The easiest way is to keyframe the visibility of the object.
To do this, you simply go to the outliner, and click the little eyeball next to your object name, then hover over the closed eyeball and hit "i" to keyframe. The eye will then turn yellow to indicate it's keyframed. Do the same with the camera icon (so that your render behaves the same way). Then go to the point where you want the object to appear, and click the eyball and camera again to make them reappear, then hit "i" again over each to keyframe them... Isn't blender a wonderful program? I love being able to keyframe just about everything! :D
There are also these less easy, but variously useful methods, which you may also use in case you want some sort of transition in your vanishing/appearing:
My perferred way is to just move the opbejct off the screen, keyframe position, then set the animation (in the Graph Editor) curve type to "constant" (Key -> Interpolation Mode -> Constant), and move the object into place and set the keyframe where you want it to appear. It will thus instantaneously appear.
Set the material properties of the object to Transparent, and choose "Z-Transparency" and set alpha to 0. Then simply keyframe the alpha (hover mouse over Alpha value and hit "i"), then go to where you want it to appear, change the alpha value to 1, and keyframe again. This will make it fade in over time, or you can change the curve to constant in the Graph editor, as described in method 1.
If you want to mask the object while it is still in place, you could make a cube around it, set the cube material transparency to "mask", and then move the cube off camera to unmask the object, rather than moving the object. This is handy for when you want to partially unmask something in the course of the animation. For example, if you are creating a text overlay for a video, where you want text to appear as if it's coming out of your hand, you can animate the masked object to follow the contour of your hand as it pulls away to reveal the text.
In Blender 2.65, you can animate the objects visibility toggle in your Outliner panel.
Next to your scene objects there will be three icons: an eye, a cursor, and a camera.
Follow these steps to animate viewport visibility:
Find the object you wish to animate in the Outliner Panel
Mouse over the eye icon and hit "i" on your keyboard to set a keyframe.
Go to the next frame and turn the eye off, then hit "i" moused over it again.

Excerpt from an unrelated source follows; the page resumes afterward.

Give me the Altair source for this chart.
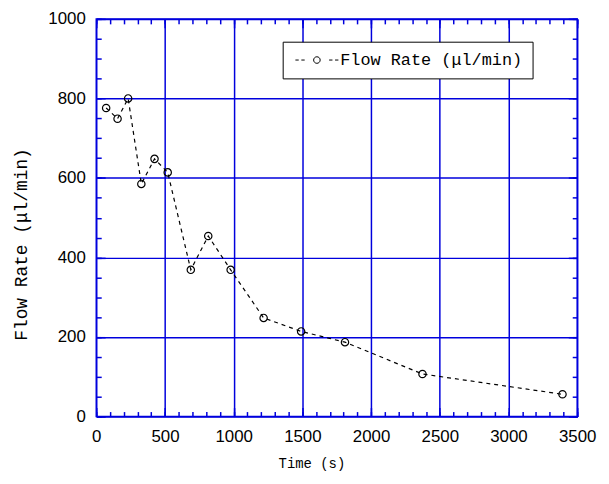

Do the same thing with the camera icon to animate render visibility. I will usually keyframe both the viewport and render visibility icons in tandem so as not to forget to have these toggled when its time to render.
In version 2.9 the eye icon cannot be used to set a keyframe. I've found the best way for me is to use the Object Properties tab and under Transform set the three scale values (X,Y,Z) to zero for invisibility. You can then click the diamond to the right to set the keyframe. To make the object re-appear return the scale values to their original and click on the diamond keyframe icon again.
Obviously you can make it a lot easier for yourself by applying scale to the objects first then just switch them between 0 and 1.
AFAIK there is no easy way to directly set an object invisible in your case. Although the visibility can be animated in Blender (in outline view mive your cursor on the eye and press i) Unity3D doesn't recognise it.
Possible workarounds:
Move it to (1000, 0, 0)
Scale it by a very small value
A more elaborated approach could be to use a driver like when turning FK/IK animation on and off dynamically via a variable.
I found out (today!) that, in Blender 2.8 (& presumably beyond), you can control visibility of objects in animations either in viewports and/or renders. Select the object and, in the Object Properties, open the Visibility section. You will see a dot beside the Viewports and Renders options. Click on the dot in either Viewports or Renders (or both). The relevant boxes should turn green. Either make the object visible or invisible by checking or clearing its box and then click 'i' to insert a keyframe. Repeat the process in other keyframes.
Another way to do this is to make a cube around it and add a boolean modifier to the object you want to disappear, set the operation to difference and select the cube as the modifier's object target. Then turn off the cube's visibility and animate the visibility of the modifier.